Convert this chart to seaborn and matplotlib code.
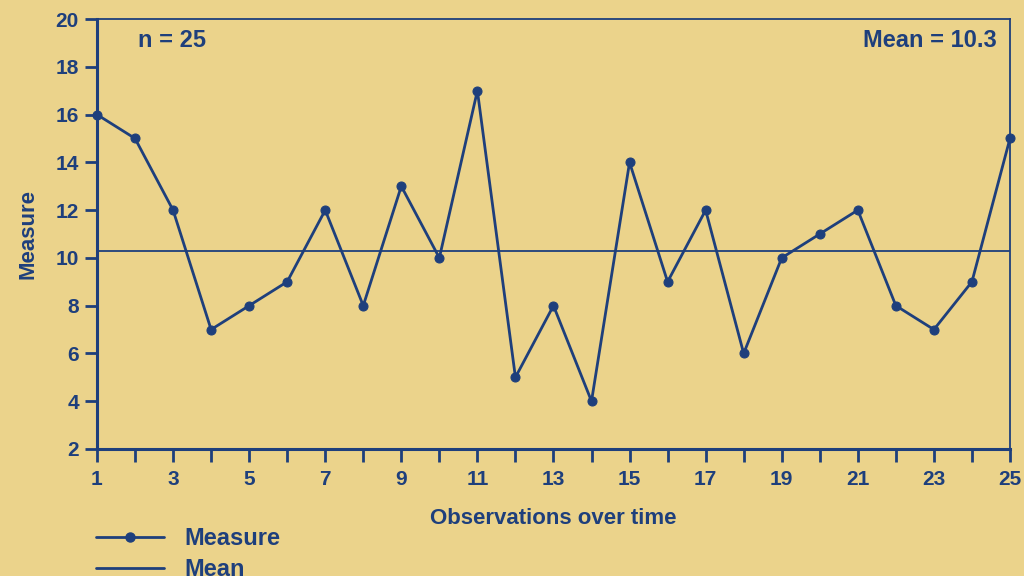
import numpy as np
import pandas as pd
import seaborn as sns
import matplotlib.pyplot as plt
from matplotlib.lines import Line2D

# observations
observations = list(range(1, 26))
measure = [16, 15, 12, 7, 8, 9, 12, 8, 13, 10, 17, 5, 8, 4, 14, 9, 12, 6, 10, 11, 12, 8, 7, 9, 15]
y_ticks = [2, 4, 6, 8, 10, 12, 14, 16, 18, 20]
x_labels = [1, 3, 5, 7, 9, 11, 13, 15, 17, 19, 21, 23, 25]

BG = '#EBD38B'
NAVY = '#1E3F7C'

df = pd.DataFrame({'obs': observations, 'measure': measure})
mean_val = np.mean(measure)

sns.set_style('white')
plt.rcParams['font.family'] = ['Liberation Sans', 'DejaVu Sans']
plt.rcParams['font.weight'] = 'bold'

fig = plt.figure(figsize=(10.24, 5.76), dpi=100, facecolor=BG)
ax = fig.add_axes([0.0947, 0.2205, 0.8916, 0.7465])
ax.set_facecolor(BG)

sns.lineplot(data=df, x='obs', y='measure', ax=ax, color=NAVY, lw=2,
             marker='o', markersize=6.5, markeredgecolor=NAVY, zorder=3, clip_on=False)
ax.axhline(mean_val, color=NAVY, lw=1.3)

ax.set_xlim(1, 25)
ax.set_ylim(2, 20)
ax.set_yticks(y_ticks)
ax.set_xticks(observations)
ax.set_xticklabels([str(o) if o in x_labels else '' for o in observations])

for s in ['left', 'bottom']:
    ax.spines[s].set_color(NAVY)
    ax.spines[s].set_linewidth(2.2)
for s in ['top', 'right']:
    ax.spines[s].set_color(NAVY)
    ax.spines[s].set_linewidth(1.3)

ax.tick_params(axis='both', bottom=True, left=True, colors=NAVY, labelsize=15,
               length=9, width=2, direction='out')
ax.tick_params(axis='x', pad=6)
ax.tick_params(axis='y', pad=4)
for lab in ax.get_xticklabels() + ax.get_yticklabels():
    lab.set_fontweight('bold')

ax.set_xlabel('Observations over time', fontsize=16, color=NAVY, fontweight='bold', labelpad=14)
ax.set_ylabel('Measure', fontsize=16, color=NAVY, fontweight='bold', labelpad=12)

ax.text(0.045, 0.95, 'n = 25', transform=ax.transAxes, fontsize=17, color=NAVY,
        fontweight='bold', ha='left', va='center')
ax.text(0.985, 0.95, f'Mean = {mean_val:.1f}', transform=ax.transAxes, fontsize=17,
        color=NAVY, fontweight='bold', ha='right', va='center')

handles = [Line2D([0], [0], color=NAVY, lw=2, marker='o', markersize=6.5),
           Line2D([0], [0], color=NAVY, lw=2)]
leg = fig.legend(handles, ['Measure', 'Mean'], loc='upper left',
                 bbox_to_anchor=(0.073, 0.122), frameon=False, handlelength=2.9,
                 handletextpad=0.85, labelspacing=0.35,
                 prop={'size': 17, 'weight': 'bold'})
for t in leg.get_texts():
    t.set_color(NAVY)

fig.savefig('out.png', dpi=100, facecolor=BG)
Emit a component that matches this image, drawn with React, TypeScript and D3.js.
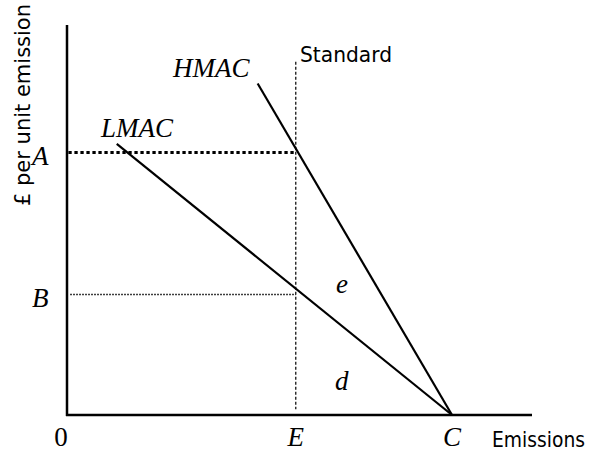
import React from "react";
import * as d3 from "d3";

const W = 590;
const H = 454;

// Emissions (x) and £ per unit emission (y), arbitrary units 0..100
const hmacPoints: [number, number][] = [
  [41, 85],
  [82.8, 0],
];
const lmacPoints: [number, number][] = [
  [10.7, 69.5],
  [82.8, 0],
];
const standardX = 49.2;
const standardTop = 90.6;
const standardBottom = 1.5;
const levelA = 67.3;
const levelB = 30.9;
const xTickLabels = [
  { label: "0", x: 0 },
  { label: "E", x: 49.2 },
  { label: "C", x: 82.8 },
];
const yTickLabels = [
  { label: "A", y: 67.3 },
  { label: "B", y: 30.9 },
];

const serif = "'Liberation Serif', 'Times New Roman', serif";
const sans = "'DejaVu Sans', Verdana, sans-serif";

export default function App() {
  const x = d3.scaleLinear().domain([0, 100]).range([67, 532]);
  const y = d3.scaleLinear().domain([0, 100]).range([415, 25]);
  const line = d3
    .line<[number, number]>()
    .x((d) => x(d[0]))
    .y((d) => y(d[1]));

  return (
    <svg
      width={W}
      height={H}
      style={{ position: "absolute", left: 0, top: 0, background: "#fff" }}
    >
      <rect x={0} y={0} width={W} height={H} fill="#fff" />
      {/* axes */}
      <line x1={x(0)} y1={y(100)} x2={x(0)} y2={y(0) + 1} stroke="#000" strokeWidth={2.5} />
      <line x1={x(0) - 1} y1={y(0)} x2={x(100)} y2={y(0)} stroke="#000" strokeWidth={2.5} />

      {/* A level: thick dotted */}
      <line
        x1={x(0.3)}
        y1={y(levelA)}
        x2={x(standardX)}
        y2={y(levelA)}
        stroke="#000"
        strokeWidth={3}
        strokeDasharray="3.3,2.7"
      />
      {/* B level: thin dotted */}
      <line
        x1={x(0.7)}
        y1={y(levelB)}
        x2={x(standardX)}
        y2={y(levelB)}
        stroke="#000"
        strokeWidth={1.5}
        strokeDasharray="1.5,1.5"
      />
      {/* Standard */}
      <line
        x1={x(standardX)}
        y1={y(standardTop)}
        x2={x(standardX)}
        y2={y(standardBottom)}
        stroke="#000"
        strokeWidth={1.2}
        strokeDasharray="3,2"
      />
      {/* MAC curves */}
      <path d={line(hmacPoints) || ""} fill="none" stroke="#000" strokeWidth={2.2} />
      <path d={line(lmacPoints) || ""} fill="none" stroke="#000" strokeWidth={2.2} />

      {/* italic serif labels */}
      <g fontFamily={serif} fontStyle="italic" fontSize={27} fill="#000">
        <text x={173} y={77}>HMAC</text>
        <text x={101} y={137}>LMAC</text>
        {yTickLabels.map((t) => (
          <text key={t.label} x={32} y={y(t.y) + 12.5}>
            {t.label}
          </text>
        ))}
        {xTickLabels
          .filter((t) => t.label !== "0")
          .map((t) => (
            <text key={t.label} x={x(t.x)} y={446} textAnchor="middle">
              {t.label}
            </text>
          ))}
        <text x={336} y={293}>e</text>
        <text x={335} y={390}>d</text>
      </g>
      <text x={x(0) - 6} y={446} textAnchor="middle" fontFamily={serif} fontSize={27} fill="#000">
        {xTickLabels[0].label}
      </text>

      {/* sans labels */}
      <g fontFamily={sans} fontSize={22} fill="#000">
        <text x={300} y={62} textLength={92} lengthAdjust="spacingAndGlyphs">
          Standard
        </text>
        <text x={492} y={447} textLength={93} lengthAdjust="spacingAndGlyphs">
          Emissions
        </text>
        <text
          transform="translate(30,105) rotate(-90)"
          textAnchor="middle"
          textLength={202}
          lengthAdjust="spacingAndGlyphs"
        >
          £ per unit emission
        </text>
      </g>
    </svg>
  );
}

• [Stated problem]: Reproduce exactly the lines above starting at the line containing "Emit a component" and ending at the line containing "const H = 454;", including both, but not the pictures.

• [Answer]:
Emit a component that matches this image, drawn with React, TypeScript and D3.js.
import React from "react";
import * as d3 from "d3";

const W = 590;
const H = 454;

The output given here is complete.